« Survey of Arabic/English Machine Translation | Main | UN Parallel Texts Collection »

January 07, 2005



Re: Kevin Marks’ comments:

A Rosetta bot would see to have a couple of basic needs.

0) sufficient metadata in blog posts to identify and describe a translation
1) discovery of translations without spidering the entire blogosphere

Perhaps the only real “requirement” is 0), since a complete poll of the blogosphere is theoretically possible. But my understanding is that this situation is exactly what syndication in general (and RSS in particular) is designed to avoid.

For requirement 0), some metadata may reside in the syndication feed, but I’m becoming convinced that more, perhaps most, is appropriate to add to the blog post itself. Here, the guiding principle may be stated: “extend cleanly and don’t frell up existing specs and implementations”. Here I think the XHTML usage practice outlined by Kevin really shines.

So to be clear, my reading of Kevin’s suggestion is that existing XHTML practice is to insert within the HEAD element of a hypothetical document “free_eq_bro.html” something like the following to indicate the existence of a French translation.

<link href="http://www.free.fr/lib_eg_frat.html" rel="alternate" lang="fr"/>

Let’s now consider that the French document is the original, and the English document is the translation. Further, let’s assume a profile which defines the additional LinkType values “original” and “translation”.

Therefore we might specify within the HEAD element of “free_eq_bro.html”:

<link href="http://www.free.fr/lib_eg_frat.html" rel="alternate original" lang="fr"/>

We may also find within the HEAD element of lib_eq_frat.html:

<link href="http://www.free.us/free_eq_bro.html" rel="alternate translation" lang="en-US"/>

If we find the former, this is equivalent to Tim’s TRANSLATED-BY tag; if the latter, equivalent to Tim’s TRANSLATES tag, and if both (“bidirectional link”), we have a situation in which the translation may be taken to be even more securely “authenticated”.
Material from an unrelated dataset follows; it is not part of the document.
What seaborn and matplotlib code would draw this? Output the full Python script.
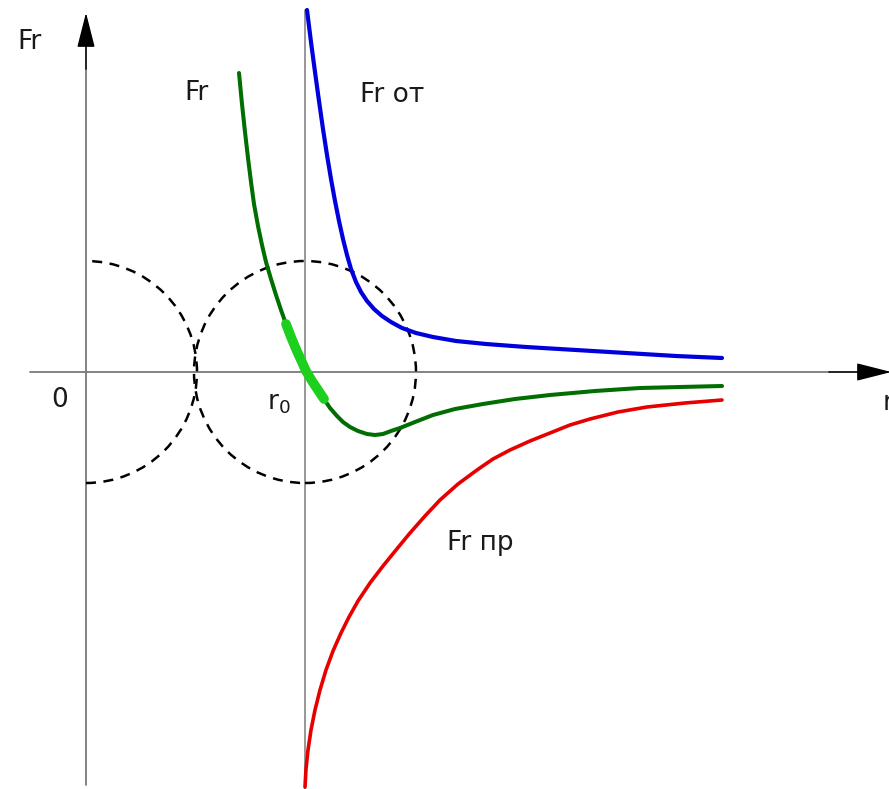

With respect to the additional metadata for the translation authority, my reading of Kevin’s suggestion to follow the path of sematic XHTML is more or less the following: DO think about the data structure of the metadata in formal, semantic terms, DO NOT invent your own schema for basic data structures, DO use the XHTML data structures which have already been demonstrated, DO make the metadata human readable on the web page. Good suggestions all – I might play around with some example encodings to get a better idea of how this will work in practice.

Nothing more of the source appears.